Saat ini Kementerian ESDM tengah menyusun kebijakan mengenai feed in tariff khusus untuk panas bumi. Diperkirakan, penetapan tarif khusus ini nantinya tidak seragam, tetapi akan ditentukan beberapa variabel. Pertama, ketersediaan energi selain panas bumi pada lokasi pengembangan. Daerah-daerah yang ketersediaan sumber energi primernya banyak akan memiliki besaran tarif yang le bih kecil jika dibandingkan de ngan daerah yang lebih sedikit memiliki ketersediaan sumber energi selain panas bumi.

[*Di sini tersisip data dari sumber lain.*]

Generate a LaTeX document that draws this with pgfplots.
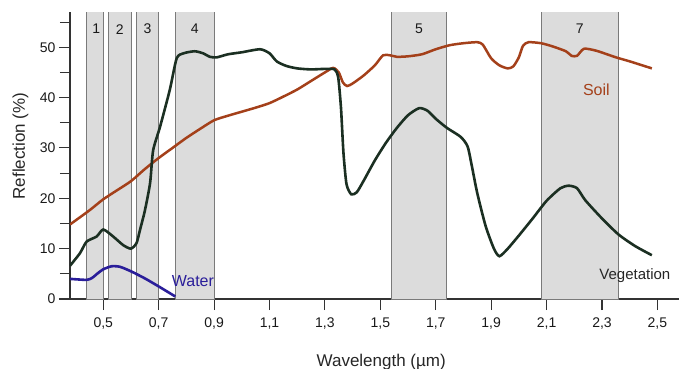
\documentclass[border=0pt]{standalone}
\usepackage{fontspec}
\setmainfont{Liberation Sans}
\usepackage{pgfplots}
\pgfplotsset{compat=1.18}
\definecolor{soilc}{HTML}{A4401A}
\definecolor{vegc}{HTML}{1B2F22}
\definecolor{waterc}{HTML}{2A1E9A}
\definecolor{bandc}{HTML}{DCDCDC}
\definecolor{edgec}{HTML}{7A7A7A}
\begin{document}
\begin{tikzpicture}
\begin{axis}[
  at={(0,0)}, anchor=south west,
  scale only axis, width=609bp, height=287bp,
  xmin=0.38, xmax=2.578, ymin=0, ymax=57,
  axis x line=bottom, axis y line=left,
  axis line style={-, draw=black!80, line width=1.1bp},
  tick align=outside,
  major tick length=11bp, minor tick length=10bp,
  tick style={draw=black!80, line width=1.1bp},
  xtick={0.5,0.7,...,2.5},
  ytick={0,10,...,50},
  minor ytick={5,15,25,35,45,55},
  /pgf/number format/assume math mode=true,
  xticklabel style={/pgf/number format/use comma, /pgf/number format/fixed, /pgf/number format/fixed zerofill, /pgf/number format/precision=1, yshift=-4bp},
  ticklabel style={font=\fontsize{14bp}{16bp}\selectfont, text=black!90},
  xlabel={Wavelength (µm)},
  ylabel={Reflection (\%)},
  label style={font=\fontsize{17bp}{20bp}\selectfont, text=black!85},
  xlabel style={at={(axis description cs:0.511,0)}, anchor=base, yshift=-67bp},
  ylabel style={at={(axis description cs:-0.074,0.533)}, anchor=base},
  clip=true,
]
% bands
\addplot[fill=bandc, draw=edgec, line width=0.9bp] coordinates {(0.44,0) (0.44,60) (0.50,60) (0.50,0)} -- cycle;
\addplot[fill=bandc, draw=edgec, line width=0.9bp] coordinates {(0.52,0) (0.52,60) (0.60,60) (0.60,0)} -- cycle;
\addplot[fill=bandc, draw=edgec, line width=0.9bp] coordinates {(0.62,0) (0.62,60) (0.70,60) (0.70,0)} -- cycle;
\addplot[fill=bandc, draw=edgec, line width=0.9bp] coordinates {(0.76,0) (0.76,60) (0.90,60) (0.90,0)} -- cycle;
\addplot[fill=bandc, draw=edgec, line width=0.9bp] coordinates {(1.54,0) (1.54,60) (1.74,60) (1.74,0)} -- cycle;
\addplot[fill=bandc, draw=edgec, line width=0.9bp] coordinates {(2.08,0) (2.08,60) (2.36,60) (2.36,0)} -- cycle;
% water
\addplot[waterc, line width=2.6bp, smooth, tension=0.4] coordinates {
(0.38,4.0) (0.44,3.8) (0.46,4.2) (0.48,5.1) (0.50,5.9) (0.53,6.5) (0.56,6.4)
(0.60,5.5) (0.65,4.1) (0.70,2.5) (0.76,0.5)};
% soil
\addplot[soilc, line width=2.5bp, smooth, tension=0.4] coordinates {
(0.38,14.8) (0.45,17.6) (0.50,19.8) (0.55,21.6) (0.60,23.4) (0.65,25.8) (0.70,28.0)
(0.75,30.0) (0.80,32.0) (0.85,33.8) (0.90,35.5) (0.95,36.4) (1.00,37.2) (1.05,38.0)
(1.10,38.9) (1.15,40.2) (1.20,41.6) (1.25,43.3) (1.30,45.0) (1.33,45.9) (1.35,45.0)
(1.365,43.0) (1.38,42.3) (1.40,42.8) (1.44,44.4) (1.48,46.4) (1.51,48.4) (1.535,48.4)
(1.56,48.1) (1.60,48.2) (1.65,48.6) (1.70,49.6) (1.75,50.4) (1.80,50.8) (1.85,51.0)
(1.87,50.5) (1.90,47.8) (1.93,46.4) (1.96,45.8) (1.98,46.2) (2.00,48.0) (2.015,50.3)
(2.035,51.0) (2.08,50.8) (2.12,50.2) (2.17,49.2) (2.19,48.3) (2.21,48.3) (2.235,49.7)
(2.28,49.3) (2.35,48.0) (2.40,47.2) (2.48,45.8)};
% vegetation
\addplot[vegc, line width=2.6bp, smooth, tension=0.4] coordinates {
(0.38,6.6) (0.416,9.1) (0.44,11.4) (0.476,12.4) (0.50,13.8) (0.536,12.4) (0.572,10.7)
(0.60,10.0) (0.62,11.1) (0.633,13.8) (0.65,17.5) (0.669,23.0) (0.68,29.5) (0.705,34.2)
(0.74,41.5) (0.765,47.8) (0.79,48.8) (0.83,49.2) (0.86,48.8) (0.885,48.1) (0.91,48.0)
(0.95,48.6) (1.00,49.0) (1.066,49.6) (1.10,48.8) (1.126,47.2) (1.16,46.3) (1.20,45.8)
(1.25,45.6) (1.30,45.7) (1.335,45.6) (1.348,44.0) (1.358,38.0) (1.367,29.0) (1.378,22.8)
(1.395,20.8) (1.415,21.2) (1.44,23.5) (1.48,27.5) (1.52,31.0) (1.56,34.0) (1.60,36.5)
(1.64,37.9) (1.67,37.4) (1.70,35.8) (1.74,34.0) (1.79,32.2) (1.815,30.3) (1.83,26.5)
(1.85,21.0) (1.88,14.5) (1.91,10.0) (1.93,8.5) (1.96,10.0) (2.00,12.6) (2.05,16.0)
(2.10,19.5) (2.15,22.0) (2.18,22.5) (2.21,22.0) (2.24,19.6) (2.30,16.0) (2.36,12.8)
(2.42,10.5) (2.48,8.7)};
% band numbers
\begin{scope}[font=\fontsize{14bp}{16bp}\selectfont, text=black!90]
\node at (axis cs:0.475,53.6) {1};
\node at (axis cs:0.56,53.6) {2};
\node at (axis cs:0.66,53.6) {3};
\node at (axis cs:0.83,53.6) {4};
\node at (axis cs:1.64,53.6) {5};
\node at (axis cs:2.22,53.6) {7};
\end{scope}
\node[anchor=base west, inner sep=0pt, text=waterc, font=\fontsize{16bp}{18bp}\selectfont] at (axis cs:0.747,2.4) {Water};
\node[anchor=base west, inner sep=0pt, text=soilc, font=\fontsize{16bp}{18bp}\selectfont] at (axis cs:2.231,40.5) {Soil};
\node[anchor=base west, inner sep=0pt, text=black!85, font=\fontsize{15bp}{18bp}\selectfont] at (axis cs:2.29,3.8) {Vegetation};
\end{axis}
\pgfresetboundingbox
\useasboundingbox (-70bp,-70bp) rectangle (609bp,299bp);
\end{tikzpicture}
\end{document}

Kedua, daya dukung lingkungan di lokasi pengembangan karena panas bumi dikenal sebagai energi yang bersih. Ketiga, ketersediaan energi panas bumi di lokasi pengembangan. Peraturan baru ini sebelumnya dijadwalkan akan diterbitkan pada akhir tahun lalu. Kenyataannya, hingga saat ini peraturan tersebut belum selesai disusun dan diperkirakan baru akan terbit Juni nanti.

Kendala Percepatan

Saat ini, barangkali yang paling mendesak dibutuhkan ialah payung hukum yang mengatur penggunaan kawasan hutan konservasi atau taman nasional untuk mempercepat proses pengembangan panas bumi di Indonesia. Patut diingat bahwa sebagian besar wilayah kerja panas bumi terletak di wilayah-wilayah konservasi, sedangkan sampai saat ini belum ada ketegasan mengenai pemanfaatan lahan konservasi untuk pengusahaan panas bumi.

Berkenaan dengan aspek teknis dan pendanaan, dibutuhkan alokasi risiko yang adil bagi investor dan pengembang serta syarat dan ketentuan yang diatur jelas dan menjadi bagian dari dokumen lelang. Penjaminan pemerintah yang tersedia saat ini masih belum mempertimbangkan tingginya risiko yang harus ditanggung pengembang swasta dalam eksplorasi sumber daya yang disebabkan kurang memadainya data terkait dengan wilayah kerja panas bumi.

Kendala pengembangan panas bumi di Indonesia terletak pula pada pemahaman antara pemerintah pusat dan pemerintah daerah yang belum selaras. Pengembang listrik swasta masih mengeluhkan pungutan-pungutan di daerah yang dapat menambah beban pembiayaan. Selain itu, kompleksitas persoalan pengadaan tanah belum sepenuhnya terjawab bahkan oleh undang-undang pengadaan tanah bagi pembangunan untuk kepentingan umum yang diberlakukan Januari lalu.